How to build a Library Research Assistant
This agent advances the end-to-end process of finding, organizing, summarizing, and citing academic research—even integrating with library databases—so you can focus on insights, not busywork.
Challenge
Manually searching, organizing, and citing academic research—especially amidst scattered databases and library resources—is slow, tedious, and error-prone.
Industry
Education
Department
Research
Integrations

Exa

Knowledge Base
TL;DR
A research assistant agent that takes your query, finds academic sources, clusters and summarizes results, generates citations, and delivers a formatted summary with a Google Doc—plus, you can connect it to library databases for even deeper research.
What It Does:
Accepts a research question or keywords from the user.
Searches academic and open-access sources for relevant publications.
Clusters results into themes and highlights emerging research areas.
Summarizes findings and generates citations in multiple formats.
Compiles everything into a Google Doc and provides a formatted output.
Can be extended to connect to library databases (e.g., PubMed, JSTOR, university libraries) via API or file upload.
Who It’s For:
Students, researchers, and academics needing fast, organized literature reviews.
Professionals seeking evidence-based insights.
Anyone who wants to automate research and citation generation.
Time to Value:
Immediate—just enter your topic and get a structured research summary in minutes.
Output:
A formatted summary with thematic clusters, citations, and a shareable Google Doc link.
Common Pain Points for Research
Sifting through large volumes of academic content.
Manually clustering and summarizing research findings.
Generating citations in multiple formats.
Integrating results from multiple sources, including library databases.
Time-consuming document creation and formatting.
What This Agent Delivers
Automated academic search and clustering.

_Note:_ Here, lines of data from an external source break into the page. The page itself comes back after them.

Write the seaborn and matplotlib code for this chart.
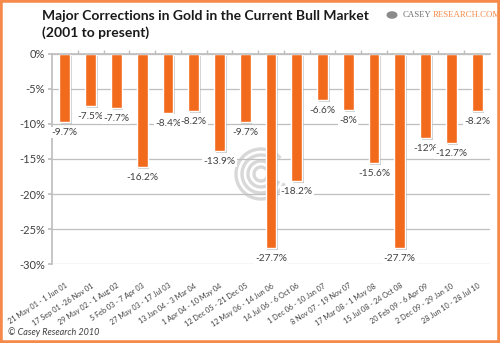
import matplotlib
matplotlib.use("Agg")
import matplotlib.pyplot as plt
import matplotlib.patheffects as pe
from matplotlib.patches import Rectangle, Arc, Circle
from matplotlib.ticker import FixedLocator, FuncFormatter
import seaborn as sns
import pandas as pd

periods = [
    "21 May 01 - 1 Jun 01", "17 Sep 01 -26 Nov 01", "29 May 02 - 1 Aug 02",
    "5 Feb 03 - 7 Apr 03", "27 May 03 - 17 Jul 03", "13 Jan 04 - 3 Mar 04",
    "1 Apr 04 - 10 May 04", "12 Dec 05 - 21 Dec 05", "12 May 06 - 14 Jun 06",
    "14 Jul 06 - 6 Oct 06", "1 Dec 06 - 10 Jan 07", "8 Nov 07 - 19 Nov 07",
    "17 Mar 08 - 1 May 08", "15 Jul 08 - 24 Oct 08", "20 Feb 09 - 6 Apr 09",
    "2 Dec 09 - 29 Jan 10", "28 Jun 10 - 28 Jul 10",
]
corrections = [-9.7, -7.5, -7.7, -16.2, -8.4, -8.2, -13.9, -9.7, -27.7,
               -18.2, -6.6, -8, -15.6, -27.7, -12, -12.7, -8.2]
value_labels = ["-9.7%", "-7.5%", "-7.7%", "-16.2%", "-8.4%", "-8.2%", "-13.9%",
                "-9.7%", "-27.7%", "-18.2%", "-6.6%", "-8%", "-15.6%", "-27.7%",
                "-12%", "-12.7%", "-8.2%"]
y_ticks = [0, -5, -10, -15, -20, -25, -30]

title = "Major Corrections in Gold in the Current Bull Market\n(2001 to present)"

ORANGE = "#F26B1D"
BORDER = "#F58A4A"
GRID = "#BFBFBF"
TXT = "#404040"

sns.set_theme(style="white")
plt.rcParams["font.family"] = ["Lato", "DejaVu Sans"]

df = pd.DataFrame({"period": periods, "value": corrections})

fig = plt.figure(figsize=(5.0, 3.43), dpi=100)
ax = fig.add_axes([0.104, 0.2303, 0.876, 0.6123])

# watermark spiral (behind bars)
cx, cy = 261 / 500, 1 - 174 / 343
for r in [7, 13, 19, 25]:
    ax.add_patch(Arc((cx, cy), 2 * r / 500, 2 * r / 343, theta1=50, theta2=330,
                     transform=fig.transFigure, color="#D8D8D8", lw=2.4, zorder=0.5))

sns.barplot(data=df, x="period", y="value", color=ORANGE, width=0.42,
            saturation=1, ax=ax, zorder=2)
for p in ax.patches:
    if isinstance(p, Rectangle):
        p.set_path_effects([pe.SimplePatchShadow(offset=(1.2, -1.2), shadow_rgbFace="#999999", alpha=0.5),
                            pe.Normal()])

ax.set_ylim(-30, 0)
ax.set_xlim(-0.5, len(periods) - 0.5)
ax.yaxis.set_major_locator(FixedLocator(y_ticks))
ax.yaxis.set_major_formatter(FuncFormatter(lambda v, _: f"{v:.0f}%"))
ax.grid(axis="y", color=GRID, lw=0.9, zorder=0)
ax.set_axisbelow(True)
ax.set_xlabel("")
ax.set_ylabel("")

for s in ["right", "bottom"]:
    ax.spines[s].set_visible(False)
ax.spines["left"].set_color(GRID)
ax.spines["top"].set_color(GRID)

ax.tick_params(axis="y", left=True, length=3, color=GRID, labelsize=8, labelcolor=TXT, pad=2)
ax.set_xticks(range(len(periods)))
ax.set_xticklabels(periods, rotation=33, ha="right", rotation_mode="anchor",
                   fontsize=5.2, color=TXT)
ax.tick_params(axis="x", which="major", bottom=False, pad=7)
ax.set_xticks([i + 0.5 for i in range(len(periods) - 1)], minor=True)
ax.tick_params(axis="x", which="minor", top=True, bottom=False, length=3,
               direction="out", color=GRID)

for i, (v, lab) in enumerate(zip(corrections, value_labels)):
    ax.annotate(lab, (i, v), xytext=(0, -7.5), textcoords="offset points",
                ha="center", va="center", fontsize=7.3, color=TXT, zorder=5,
                bbox=dict(boxstyle="square,pad=0.1", fc="white", ec="none"))

fig.text(42 / 500, 1 - 10 / 343, title, ha="left", va="top", fontsize=10,
         fontweight="bold", color="#1a1a1a", linespacing=1.45)

# logo
fig.patches.append(Circle((392 / 500, 1 - 15 / 343), 5.5 / 500, transform=fig.transFigure,
                          fc="#8a8a8a", ec="none"))
fig.text(431 / 500, 1 - 15 / 343, "CASEY", ha="right", va="center", fontsize=6.3,
         family="Liberation Serif", color="#707070")
fig.text(433 / 500, 1 - 15 / 343, "RESEARCH.COM", ha="left", va="center", fontsize=6.3,
         family="Liberation Serif", color=BORDER)

fig.text(8 / 500, 1 - 332 / 343, "© Casey Research 2010", ha="left", va="center",
         fontsize=6.5, style="italic", color=TXT)

fig.patches.append(Rectangle((0, 0), 1, 1, transform=fig.transFigure, fill=False,
                             ec=BORDER, lw=4, zorder=10))

fig.savefig("out.png", dpi=100, facecolor="white")
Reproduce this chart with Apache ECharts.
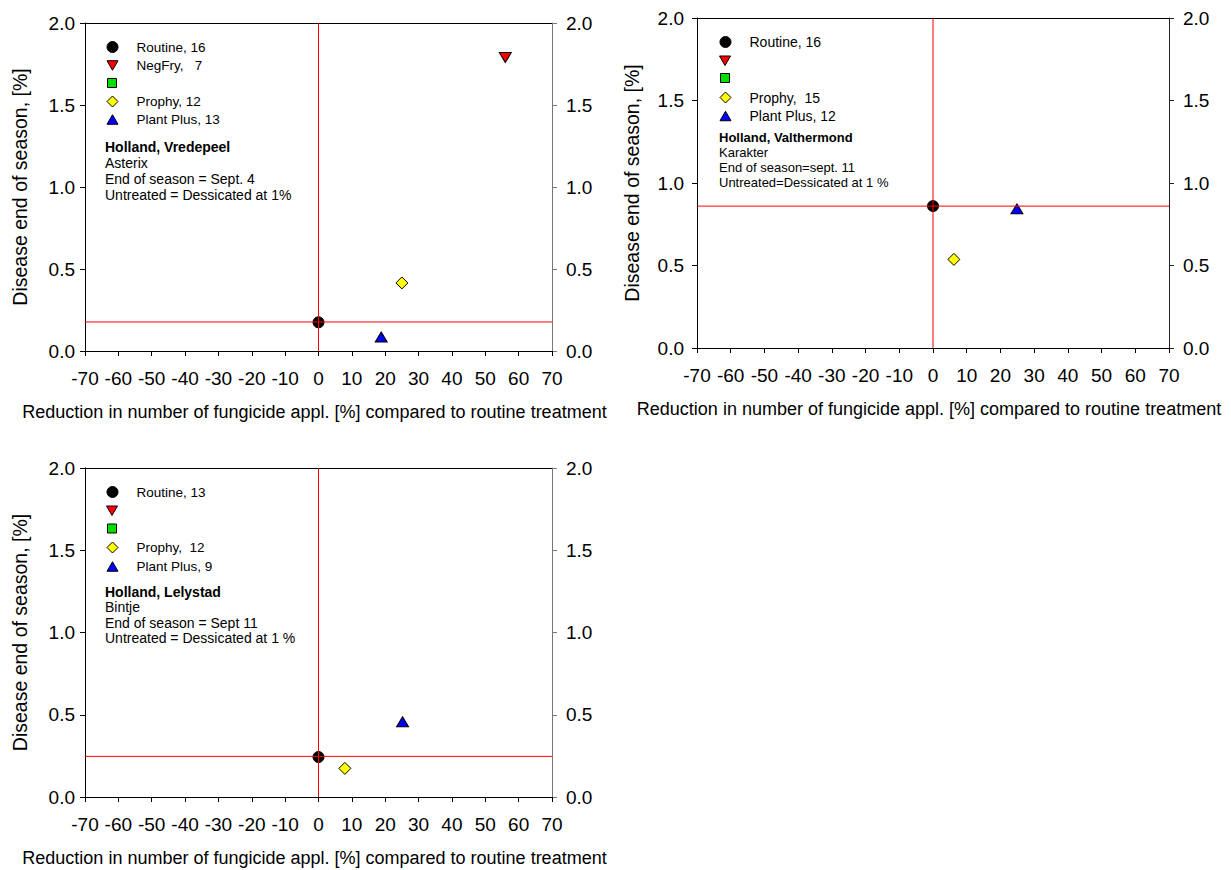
<!DOCTYPE html>
<html>
<head>
<meta charset="utf-8">
<script src="https://cdn.jsdelivr.net/npm/echarts@6/dist/echarts.min.js"></script>
<style>
html,body{margin:0;padding:0;background:#fff;}
#chart{width:1231px;height:870px;}
</style>
</head>
<body>
<div id="chart"></div>
<script>
// ---- data ----
const xTicks = [-70, -60, -50, -40, -30, -20, -10, 0, 10, 20, 30, 40, 50, 60, 70];
const yTicks = [0.0, 0.5, 1.0, 1.5, 2.0];
const xTitle = 'Reduction in number of fungicide appl. [%] compared to routine treatment';
const yTitle = 'Disease end of season, [%]';

// legend labels per panel ('' = symbol shown without a label)
const routineNames = ['Routine, 16', 'Routine, 16', 'Routine, 13'];
const negfryNames = ['NegFry,   7', '', ''];
const squareNames = ['', '', ''];
const prophyNames = ['Prophy, 12', 'Prophy,  15', 'Prophy,  12'];
const plantPlusNames = ['Plant Plus, 13', 'Plant Plus, 12', 'Plant Plus, 9'];

// points [reduction %, disease %] per panel
const routine = [[0, 0.175], [0, 0.86], [0, 0.243]];
const negfry = [[56, 1.79], null, null];
const square = [null, null, null];
const prophy = [[25, 0.415], [6.2, 0.537], [7.9, 0.174]];
const plantPlus = [[18.8, 0.085], [24.9, 0.843], [25.2, 0.457]];

// red reference lines through the routine treatment
const refX = [0, 0, 0];
const refY = [0.177, 0.86, 0.247];

// annotation text per panel
const siteNames = ['Holland, Vredepeel', 'Holland, Valthermond', 'Holland, Lelystad'];
const varieties = ['Asterix', 'Karakter', 'Bintje'];
const seasonEnds = ['End of season = Sept. 4', 'End of season=sept. 11', 'End of season = Sept 11'];
const untreatedNotes = ['Untreated = Dessicated at 1%', 'Untreated=Dessicated at 1 %', 'Untreated = Dessicated at 1 %'];

// ---- layout ----
const grids = [
  {left: 85, top: 23, width: 467, height: 328},
  {left: 697, top: 18, width: 472, height: 330},
  {left: 85, top: 468, width: 467, height: 329}
];
const legendIconX = [112, 725, 112];
const legendTextX = [136, 749, 136];
const legendRowY = [
  [47, 65.5, 83, 101.5, 119.5],
  [42, 60.5, 78, 97.5, 116],
  [492, 510.5, 528.5, 547.5, 566.5]
];
const legendFont = [13.5, 14, 13.5];
const notePos = [
  {left: 105, top: 139, lh: 16, fs: 14},
  {left: 719, top: 129.5, lh: 15, fs: 13},
  {left: 105, top: 584, lh: 15.5, fs: 14}
];
const rightAxisColor = ['#777', '#222', '#777'];
const FONT = '"Liberation Sans", Arial, Helvetica, sans-serif';
const ICON = 11;

const COLORS = {routine: '#000000', negfry: '#ff0000', square: '#00e000', prophy: '#ffff00', plant: '#0000ff'};
const ICONS = {
  routine: 'path://M5,0A5,5 0 1,1 4.999,0Z',
  negfry: 'path://M0,0L10,0L5,8.66Z',
  square: 'path://M0,0L10,0L10,10L0,10Z',
  prophy: 'path://M5,0L10,5L5,10L0,5Z',
  plant: 'path://M5,0L10,8.66L0,8.66Z'
};

const option = {
  animation: false,
  backgroundColor: '#ffffff',
  textStyle: {fontFamily: FONT, color: '#000'},
  grid: grids.map(g => Object.assign({containLabel: false}, g)),
  xAxis: [],
  yAxis: [],
  series: [],
  legend: [],
  graphic: []
};

for (let i = 0; i < 3; i++) {
  option.xAxis.push({
    type: 'value', gridIndex: i, position: 'bottom',
    min: xTicks[0], max: xTicks[xTicks.length - 1], interval: 10,
    axisLine: {show: true, onZero: false, lineStyle: {color: '#000', width: 1}},
    axisTick: {show: true, inside: false, length: 5, lineStyle: {color: '#000'}},
    axisLabel: {show: true, fontSize: 19, color: '#000', margin: 18, fontFamily: FONT},
    splitLine: {show: false},
    name: xTitle, nameLocation: 'middle', nameGap: 52,
    nameTextStyle: {fontSize: 18, color: '#000', fontFamily: FONT, padding: [0, 8, 0, 0]}
  });
  option.xAxis.push({
    type: 'value', gridIndex: i, position: 'top',
    min: xTicks[0], max: xTicks[xTicks.length - 1],
    axisLine: {show: true, onZero: false, lineStyle: {color: '#000', width: 1}},
    axisTick: {show: false}, axisLabel: {show: false}, splitLine: {show: false}
  });
  option.yAxis.push({
    type: 'value', gridIndex: i, position: 'left',
    min: yTicks[0], max: yTicks[yTicks.length - 1], interval: 0.5,
    axisLine: {show: true, onZero: false, lineStyle: {color: '#000', width: 1}},
    axisTick: {show: true, inside: false, length: 5, lineStyle: {color: '#000'}},
    axisLabel: {show: true, fontSize: 19, color: '#000', margin: i === 1 ? 13 : 10,
      fontFamily: FONT, formatter: v => v.toFixed(1)},
    splitLine: {show: false},
    name: yTitle, nameLocation: 'middle', nameGap: 55, nameRotate: 90,
    nameTextStyle: {fontSize: 19.5, color: '#000', fontFamily: FONT}
  });
  option.yAxis.push({
    type: 'value', gridIndex: i, position: 'right',
    min: yTicks[0], max: yTicks[yTicks.length - 1], interval: 0.5,
    axisLine: {show: true, onZero: false, lineStyle: {color: rightAxisColor[i], width: 1}},
    axisTick: {show: true, inside: false, length: 5, lineStyle: {color: rightAxisColor[i]}},
    axisLabel: {show: true, fontSize: 19, color: '#000', margin: 14,
      fontFamily: FONT, formatter: v => v.toFixed(1)},
    splitLine: {show: false}
  });

  const xi = 2 * i, yi = 2 * i;
  const pts = arr => (arr[i] ? [arr[i]] : []);
  const border = {borderColor: '#000', borderWidth: 1, opacity: 1};
  const sname = (label, key) => (label ? label : key + '-' + i);

  // reference lines (drawn through the axes' scales)
  option.series.push({
    type: 'line', name: 'refV-' + i, xAxisIndex: xi, yAxisIndex: yi,
    data: [[refX[i], yTicks[0]], [refX[i], yTicks[yTicks.length - 1]]],
    showSymbol: false, symbol: 'none', silent: true, z: 6,
    lineStyle: {color: '#ff0000', width: 1, type: 'solid', opacity: 1}
  });
  option.series.push({
    type: 'line', name: 'refH-' + i, xAxisIndex: xi, yAxisIndex: yi,
    data: [[xTicks[0], refY[i]], [xTicks[xTicks.length - 1], refY[i]]],
    showSymbol: false, symbol: 'none', silent: true, z: 6,
    lineStyle: {color: '#ff0000', width: 1, type: 'solid', opacity: 1}
  });

  const defs = [
    {key: 'routine', label: routineNames[i], data: routine, symbol: 'circle', size: 11, rot: 0},
    {key: 'negfry', label: negfryNames[i], data: negfry, symbol: 'triangle', size: [12, 10], rot: 180},
    {key: 'square', label: squareNames[i], data: square, symbol: 'rect', size: 9, rot: 0},
    {key: 'prophy', label: prophyNames[i], data: prophy, symbol: 'diamond', size: 12, rot: 0},
    {key: 'plant', label: plantPlusNames[i], data: plantPlus, symbol: 'triangle', size: [12, 10], rot: 0}
  ];

  defs.forEach((d, k) => {
    const name = sname(d.label, d.key);
    option.series.push({
      type: 'scatter', name: name, xAxisIndex: xi, yAxisIndex: yi,
      data: pts(d.data), symbol: d.symbol, symbolSize: d.size, symbolRotate: d.rot,
      itemStyle: Object.assign({color: COLORS[d.key]}, border), z: 3,
      emphasis: {disabled: true}
    });
    const cy = legendRowY[i][k];
    const cx = legendIconX[i];
    if (d.label) {
      const padLeft = legendTextX[i] - (cx + ICON / 2 + 5);
      option.legend.push({
        orient: 'vertical', left: cx - ICON / 2, top: cy - 7, padding: 0,
        itemWidth: ICON, itemHeight: ICON, itemGap: 0, selectedMode: false,
        symbolKeepAspect: true,
        textStyle: {fontSize: legendFont[i], lineHeight: 14, color: '#000', fontFamily: FONT,
          padding: [0, 0, 0, padLeft]},
        itemStyle: {borderColor: '#000', borderWidth: 1},
        data: [{name: name, icon: ICONS[d.key]}]
      });
    } else if (d.key === 'negfry') {
      option.graphic.push({
        type: 'polygon', silent: true, z: 10,
        shape: {points: [[cx - 5.5, cy - 4.5], [cx + 5.5, cy - 4.5], [cx, cy + 5]]},
        style: {fill: COLORS.negfry, stroke: '#000', lineWidth: 1}
      });
    } else if (d.key === 'square') {
      option.graphic.push({
        type: 'rect', silent: true, z: 10,
        shape: {x: cx - 4.5, y: cy - 4.5, width: 9, height: 9},
        style: {fill: COLORS.square, stroke: '#000', lineWidth: 1}
      });
    }
  });

  const np = notePos[i];
  option.graphic.push({
    type: 'text', left: np.left, top: np.top, silent: true,
    style: {
      text: '{b|' + siteNames[i] + '}\n' + varieties[i] + '\n' + seasonEnds[i] + '\n' + untreatedNotes[i],
      font: np.fs + 'px ' + FONT, fill: '#000', lineHeight: np.lh,
      rich: {b: {fontWeight: 'bold', fontSize: np.fs, fontFamily: FONT, lineHeight: np.lh}}
    }
  });
}

const chart = echarts.init(document.getElementById('chart'), null, {renderer: 'svg', width: 1231, height: 870});
chart.setOption(option);
</script>
</body>
</html>
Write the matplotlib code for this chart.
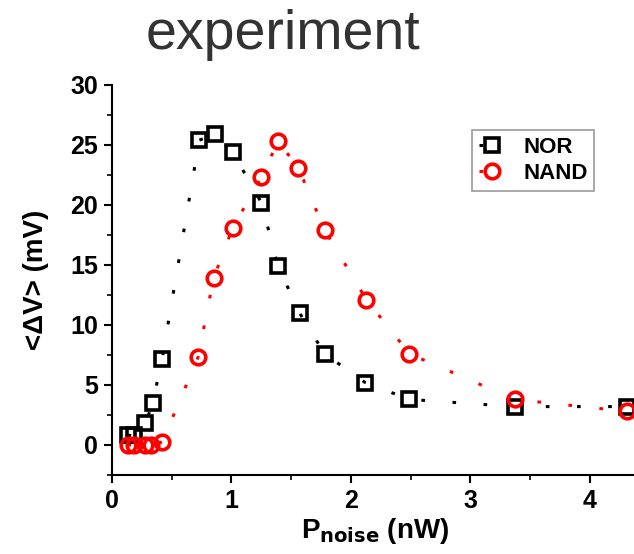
import matplotlib
matplotlib.use('Agg')
from matplotlib import pyplot as plt
from matplotlib.ticker import MultipleLocator

plt.rcParams['font.family'] = ['Liberation Sans', 'DejaVu Sans']

# NOR gate response
nor_p = [0.13, 0.18, 0.28, 0.34, 0.42, 0.73, 0.86, 1.01, 1.25, 1.39, 1.57, 1.78, 2.12, 2.49, 3.37, 4.31]
nor_v = [0.8, 0.8, 1.8, 3.5, 7.2, 25.4, 25.9, 24.4, 20.2, 14.9, 11.0, 7.6, 5.2, 3.8, 3.2, 3.2]

# NAND gate response
nand_p = [0.13, 0.18, 0.28, 0.33, 0.42, 0.72, 0.85, 1.01, 1.25, 1.39, 1.56, 1.78, 2.13, 2.49, 3.37, 4.31]
nand_v = [0.0, 0.0, 0.0, 0.0, 0.25, 7.3, 13.9, 18.1, 22.3, 25.3, 23.1, 17.9, 12.1, 7.6, 3.8, 2.8]

fig = plt.figure(figsize=(6.34, 5.54), dpi=100)
ax = fig.add_axes([0.1767, 0.1426, 0.829, 0.704])

dots = (0, (1.2, 9))
ax.plot(nor_p, nor_v, color='black', lw=2.2, linestyle=dots, marker='s', ms=9.5,
        mfc='none', mec='black', mew=2.6, label='NOR')
ax.plot(nand_p, nand_v, color='red', lw=2.2, linestyle=dots, marker='o', ms=10.5,
        mfc='none', mec='red', mew=2.6, label='NAND')

ax.set_xlim(0, 4.4)
ax.set_ylim(-2.5, 30)
ax.xaxis.set_major_locator(MultipleLocator(1))
ax.xaxis.set_minor_locator(MultipleLocator(0.5))
ax.yaxis.set_major_locator(MultipleLocator(5))
ax.yaxis.set_minor_locator(MultipleLocator(2.5))
for s in ['top', 'right']:
    ax.spines[s].set_visible(False)
for s in ['left', 'bottom']:
    ax.spines[s].set_linewidth(1.5)
ax.tick_params(which='major', direction='out', length=6, width=1.5, labelsize=18, pad=4)
ax.tick_params(which='minor', direction='out', length=3.5, width=1.2)
for lab in ax.get_xticklabels() + ax.get_yticklabels():
    lab.set_fontweight('bold')

ax.set_xlabel(r'P$_{\mathbf{noise}}$ (nW)', fontsize=20, fontweight='bold', labelpad=2)
ax.set_ylabel('<ΔV> (mV)', fontsize=20, fontweight='bold', labelpad=15)

leg = ax.legend(loc='upper left', bbox_to_anchor=(0.685, 0.885), frameon=True, fancybox=False,
                edgecolor='gray', prop={'weight': 'bold', 'size': 16}, handlelength=1.2,
                handletextpad=0.8, borderpad=0.3, labelspacing=0.25, borderaxespad=0)
leg.get_frame().set_linewidth(1.2)

fig.text(0.447, 0.937, 'experiment', fontsize=40, color='#333333', ha='center', va='center')

fig.savefig('out.png', dpi=100)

Thematic summaries and emerging area highlights.
Multi-format citation generation (APA, MLA, Chicago).
Google Doc creation for easy sharing and editing.
Ability to connect to library databases for broader or institution-specific research.
Clean, formatted output ready for use.
Step-by-Step Build (StackAI Nodes)
1) Research Query (Input Node)
What it does:
Lets the user enter their research topic, question, or keywords.
Goal:
Capture the user’s research intent for downstream processing.
2) Academic Web Search (Action Node)
What it does:
Searches academic and open-access sources for relevant publications.
Goal:
Gather a set of research papers or articles matching the user’s query.
3) Deep Research & Thematic Clustering (Action Node)
What it does:
Clusters search results into themes and summarizes each, highlighting emerging research areas.
Goal:
Organize findings for easier understanding and further analysis.
4) Summarizer & Citation Generator (LLM Node)
What it does:
Summarizes research results, compares key findings, and generates citations in APA, MLA, and Chicago formats.
Goal:
Provide a concise, referenced summary for the user.
Instructions
Prompt
5) Create Google Doc (Action Node)
What it does:
Compiles the summary, clusters, and citations into a Google Doc.
Goal:
Deliver a shareable, editable document.
6) Formatted Output (Template Node)
What it does:
Formats the research summary, clusters, citations, and Google Doc link for display.
Goal:
Present results in a user-friendly, readable format.
7) Output (Output Node)
What it does:
Delivers the final output to the user.
Goal:
Ensure the user receives all results in one place.
How to Connect a Library Database
If your library database has a supported connector (e.g., SharePoint, Google Drive, Notion):
Add an Action node for that service and use your connection ID (see your available connections above).
Configure the node to search or retrieve documents as needed.
If your library database has an API (e.g., PubMed, JSTOR):
Add a “Send HTTP Request” Action node.
Set up the node with the API endpoint, authentication, and query parameters.
Parse the results and connect them to your clustering/summarization nodes.
If you have files (PDFs, etc.) from your library:
Use the Files node to upload and process documents directly in your workflow.